We have made fruit leathers in the past using strawberries and the flavor is better than the store-bought products.

I grow and dry vegetables too. Some of them are also freezer items.

Good luck with the grocery bill.

aziaziazi 14 hours ago | parent | prev | next [-]

Ripes bananas makes the best cakes or pancakes ! I got your point though.

apercu 14 hours ago | parent | prev [-]

Buy frozen fruit?

qdotme 14 hours ago | parent | prev | next [-]

1.5lb / day? I'd wager it's quite equally in thirds, would love to see the data.

I'd believe 0.5lbs/day/person in my household - cook enough for everyone to have seconds, but most of the time it's tossed (sometimes after some time spent in the fridge/freezer hoping for a reheat); stuff bought but inedible (chicken bones, etc)..

I'd believe similar in the distribution pipeline (just look at how much stuff are in the discounted aisle just about to fall off sell-by date + obviously moldy goods), and I'd believe similar in the production pipeline.

reactordev 14 hours ago | parent [-]

No food gets thrown out in my house. We have trash from plastic and paper but food is consumed, by somebody. If it hits the expiration date then it’s today’s quick meal or dog food. I try not to throw away anything that is edible.

qdotme 14 hours ago | parent | next [-]

Probably was that way before we got married and had a kid. And before our dog started getting older and we needed to watch what she eats.
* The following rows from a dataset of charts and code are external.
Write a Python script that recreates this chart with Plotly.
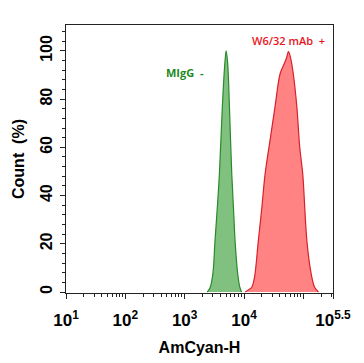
import plotly.graph_objects as go

# Data (intensity, % of max count)
migg_x = [2400, 2700, 3000, 3240, 3550, 3850, 4320, 4700, 5000, 5300, 5680, 6220, 6700, 7080, 7800, 8500, 9100]
migg_y = [0, 2, 8, 21, 35, 49, 77, 93, 100, 95, 77, 49, 33, 21, 8, 2, 0]

w632_x = [10500, 12000, 13500, 15000, 17400, 20000, 22700, 27500, 33400, 40700, 47900, 52000, 56200,
          61000, 67600, 77600, 87000, 97700, 115000, 135000, 155000, 180000]
w632_y = [0, 1, 2, 6, 21, 35, 49, 63, 77, 90.6, 94.8, 97, 99.7,
          97, 90.6, 77, 60, 49, 21, 7.8, 2, 0]

x_tickvals = [10, 100, 1000, 10000, 100000, 316228]
x_ticktext = ["10<sup>1</sup>", "10<sup>2</sup>", "10<sup>3</sup>", "10<sup>4</sup>", " ", "10<sup>5.5</sup>"]
x_minor = [m * 10 ** e for e in range(1, 6) for m in range(2, 10) if m * 10 ** e < 316228]

y_tickvals = [0, 20, 40, 60, 80, 100]

fig = go.Figure()
fig.add_trace(go.Scatter(x=migg_x, y=migg_y, mode="lines", fill="tozeroy", line_shape="spline",
                         line=dict(color="#2a8a2a", width=1.2), fillcolor="rgba(60,160,60,0.65)",
                         showlegend=False))
fig.add_trace(go.Scatter(x=w632_x, y=w632_y, mode="lines", fill="tozeroy", line_shape="spline",
                         line=dict(color="#d8202a", width=1.2), fillcolor="rgba(255,100,100,0.8)",
                         showlegend=False))

axis_font = dict(family="Liberation Sans, Arial", size=16, color="black", weight=700)
xtick_font = dict(family="Liberation Sans, Arial", size=17, color="black", weight=700)

fig.update_layout(
    width=356, height=355,
    margin=dict(l=58, r=31, t=17, b=70),
    paper_bgcolor="white", plot_bgcolor="white",
    xaxis=dict(type="log", range=[1, 5.5], tickmode="array", tickvals=x_tickvals, ticktext=x_ticktext,
               automargin=False, ticklabelstandoff=7,
               showline=True, linecolor="#222", linewidth=1, mirror=True, showgrid=False, zeroline=False,
               ticks="outside", ticklen=5, tickcolor="#222", tickfont=xtick_font,
               minor=dict(tickmode="array", tickvals=x_minor, ticks="outside", ticklen=3, tickcolor="#222"),
               title=dict(text="AmCyan-H", font=axis_font, standoff=12)),
    yaxis=dict(range=[-0.4, 110.7], tickmode="array", tickvals=y_tickvals, tickangle=-90,
               automargin=False, ticklabelstandoff=2,
               showline=True, linecolor="#222", linewidth=1, mirror=True, showgrid=False, zeroline=False,
               ticks="outside", ticklen=5, tickcolor="#222", tickfont=axis_font,
               minor=dict(dtick=4, ticks="outside", ticklen=3, tickcolor="#222"),
               title=dict(text="Count  (%)", font=axis_font, standoff=8)),
    annotations=[
        dict(text="MIgG  -", xref="paper", yref="paper", x=0.444, y=0.821, showarrow=False,
             xanchor="center", yanchor="middle",
             font=dict(family="Open Sans", size=11, color="#1e8a1e", weight=700)),
        dict(text="W6/32 mAb  +", xref="paper", yref="paper", x=0.833, y=0.944, showarrow=False,
             xanchor="center", yanchor="middle",
             font=dict(family="Open Sans", size=11, color="#e8141e", weight=600)),
    ],
)

fig.write_html("out.html")
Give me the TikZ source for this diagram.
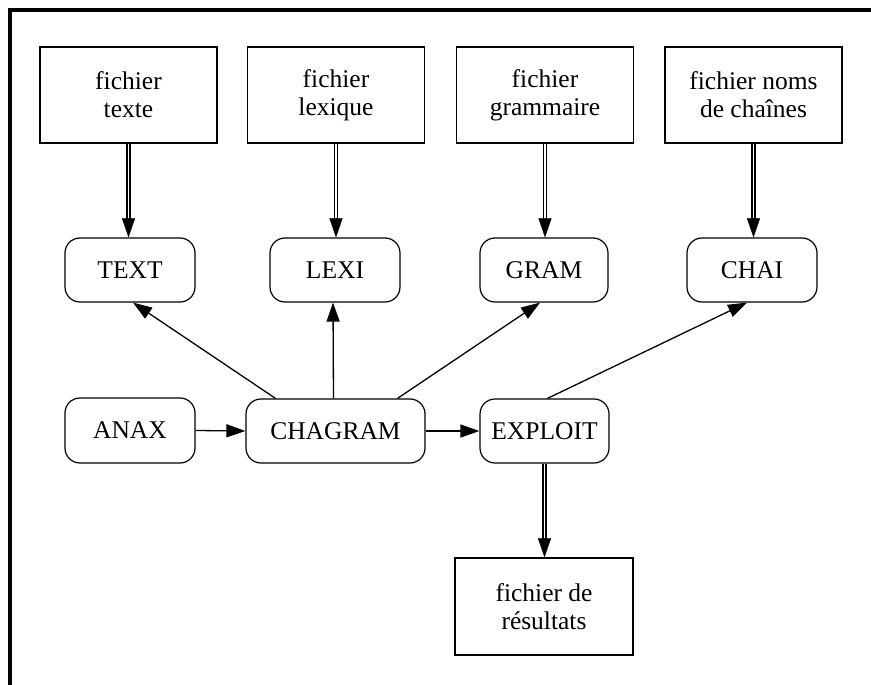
\documentclass[tikz,border=0pt]{standalone}
\usepackage{fontspec}
\setmainfont{Liberation Serif}
\usetikzlibrary{arrows.meta}
\begin{document}
\begin{tikzpicture}[x=1pt,y=-1pt,
  every node/.style={font=\fontsize{25.5}{28}\selectfont, align=center, inner sep=0pt},
  filebox/.style={draw, line width=1.2pt, minimum width=177pt, minimum height=96pt},
  procbox/.style={draw, line width=1.2pt, rounded corners=15pt, minimum width=130pt, minimum height=64pt},
  sarr/.style={line width=1.3pt, -{Triangle[length=19pt,width=13pt]}},
  dbl/.style={double, double distance=1.8pt, line width=1.4pt, shorten >=16pt},
  dblhead/.style={-{Triangle[length=19pt,width=13pt]}}
]
\useasboundingbox (0,0) rectangle (871,685);
\coordinate (fbl) at (10,685);
\coordinate (ftl) at (10,10);
\coordinate (ftr) at (871,10);
\draw[line width=3.5pt] (fbl) -- (ftl) -- (ftr);

% file boxes
\node[filebox] (f1) at (128.5,95) {fichier\\texte};
\node[filebox] (f2) at (336,95) {fichier\\lexique};
\node[filebox] (f3) at (545,95) {fichier\\grammaire};
\node[filebox] (f4) at (753.5,95) {fichier noms\\de chaînes};
\node[filebox, minimum width=178pt, minimum height=97pt] (res) at (544,606.5) {fichier de\\résultats};

% process boxes
\node[procbox] (text) at (130,270) {TEXT};
\node[procbox] (lexi) at (335,270) {LEXI};
\node[procbox, minimum width=128pt] (gram) at (544,270) {GRAM};
\node[procbox] (chai) at (752,270) {CHAI};
\node[procbox, minimum height=65pt] (anax) at (130,430.5) {ANAX};
\node[procbox, minimum width=179pt] (chagram) at (335.5,431) {CHAGRAM};
\node[procbox, minimum width=129pt] (exploit) at (544.5,431) {EXPLOIT};

% double arrows
\foreach \a/\b in {f1/text, f2/lexi, f3/gram, f4/chai}{
  \draw[dbl] (\a.south) -- (\a.south |- \b.north);
  \draw[dblhead] ([yshift=19pt]\a.south |- \b.north) -- (\a.south |- \b.north);
}
\draw[dbl] (exploit.south) -- (exploit.south |- res.north);
\draw[dblhead] ([yshift=19pt]exploit.south |- res.north) -- (exploit.south |- res.north);

% single arrows
\draw[sarr] ([xshift=-60pt]chagram.north) -- ([xshift=3pt]text.south);
\draw[sarr] ([xshift=-2pt]chagram.north) -- ([xshift=-2pt]lexi.south);
\draw[sarr] ([xshift=62pt]chagram.north) -- ([xshift=-4pt]gram.south);
\draw[sarr] ([xshift=3pt]exploit.north) -- ([xshift=-5pt]chai.south);
\draw[sarr] (anax.east) -- (chagram.west);
\draw[sarr] (chagram.east) -- (exploit.west);
\end{tikzpicture}
\end{document}
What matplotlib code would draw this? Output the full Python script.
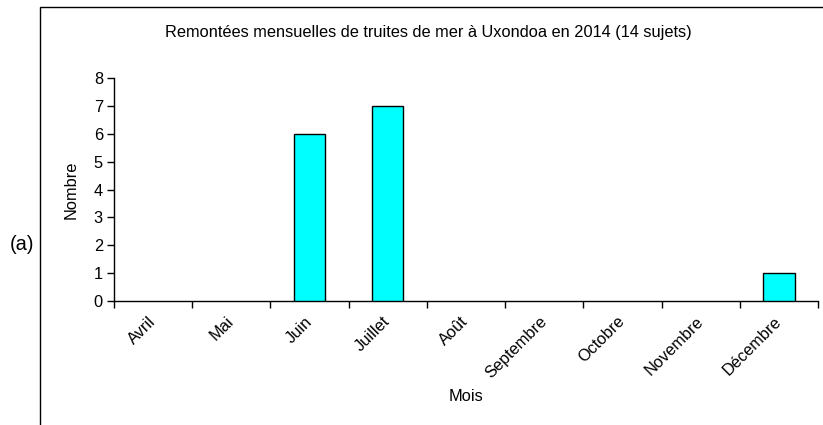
import matplotlib.pyplot as plt
from matplotlib.patches import Rectangle

plt.rcParams['font.family'] = ['Liberation Sans', 'DejaVu Sans']

mois = ['Avril', 'Mai', 'Juin', 'Juillet', 'Août', 'Septembre', 'Octobre', 'Novembre', 'Décembre']
nombres = [0, 0, 6, 7, 0, 0, 0, 0, 1]
y_ticks = [0, 1, 2, 3, 4, 5, 6, 7, 8]

W, H = 823, 425
fs = 11.8
fig = plt.figure(figsize=(W / 100, H / 100), dpi=100)

# axes en pixels : gauche 114, droite 818, haut 78, bas 301
ax = fig.add_axes([114 / W, 1 - 301 / H, (818 - 114) / W, (301 - 78) / H])

x = range(len(mois))
ax.bar(x, nombres, width=0.4, color='#00ffff', edgecolor='black',
       linewidth=[1.0 if n > 0 else 0 for n in nombres], zorder=3)

ax.set_xlim(-0.5, len(mois) - 0.5)
ax.set_ylim(0, 8)
ax.set_yticks(y_ticks)
ax.tick_params(axis='y', direction='out', length=5, width=1, labelsize=fs, pad=3)

# ticks x aux limites des catégories, étiquettes au centre
ax.set_xticks([i - 0.5 for i in range(len(mois) + 1)])
ax.set_xticklabels([])
ax.set_xticks(list(x), minor=True)
ax.set_xticklabels(mois, minor=True, rotation=45, ha='right', va='center',
                   rotation_mode='anchor', fontsize=fs)
ax.tick_params(axis='x', which='major', direction='out', length=5, width=1)
ax.tick_params(axis='x', which='minor', length=0, pad=13)

for s in ['top', 'right']:
    ax.spines[s].set_visible(False)
for s in ['left', 'bottom']:
    ax.spines[s].set_linewidth(1.0)

ax.set_ylabel('Nombre', fontsize=fs, labelpad=10.5)
ax.set_xlabel('Mois', fontsize=fs, labelpad=6)

fig.text(428 / W, 1 - 33 / H, 'Remontées mensuelles de truites de mer à Uxondoa en 2014 (14 sujets)',
         ha='center', va='center', fontsize=fs)
fig.text(22 / W, 1 - 245 / H, '(a)', ha='center', va='center', fontsize=14.5)

# cadre du graphique (bords gauche et haut visibles)
fig.add_artist(Rectangle((40 / W, -0.1), 1.1, 1 - 7 / H + 0.1, transform=fig.transFigure,
                         fill=False, edgecolor='black', linewidth=1.0))

fig.savefig('out.png', dpi=100)
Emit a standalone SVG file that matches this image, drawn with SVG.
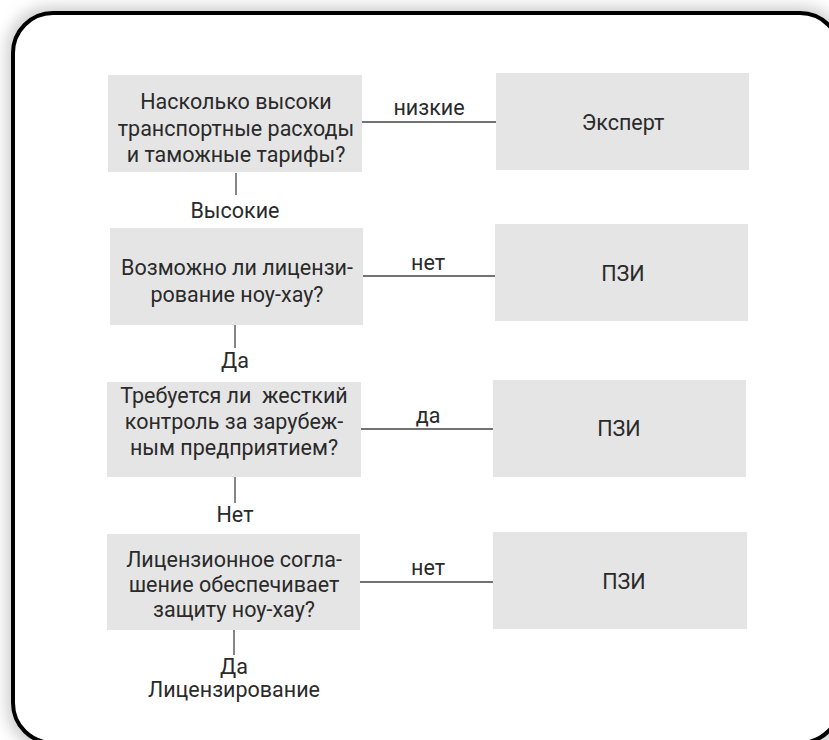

Now the notion of "cook fresh every day" is a thing (rather than reheats), we try to do keep leftovers but eventually we run out of space for them.

reactordev 13 hours ago | parent [-]

absolutely. Cooking smaller meals for the family to ensure it's all eaten or having no-cook alternatives for afterwards (hello graham crackers!) if you're still hungry. Normally I try my best to portion for who's going to eat. If I'm cooking for myself, its usually a one-pan meal.

apercu 14 hours ago | parent | prev [-]

Or composted to feed my garden. I hardly throw out any garbage.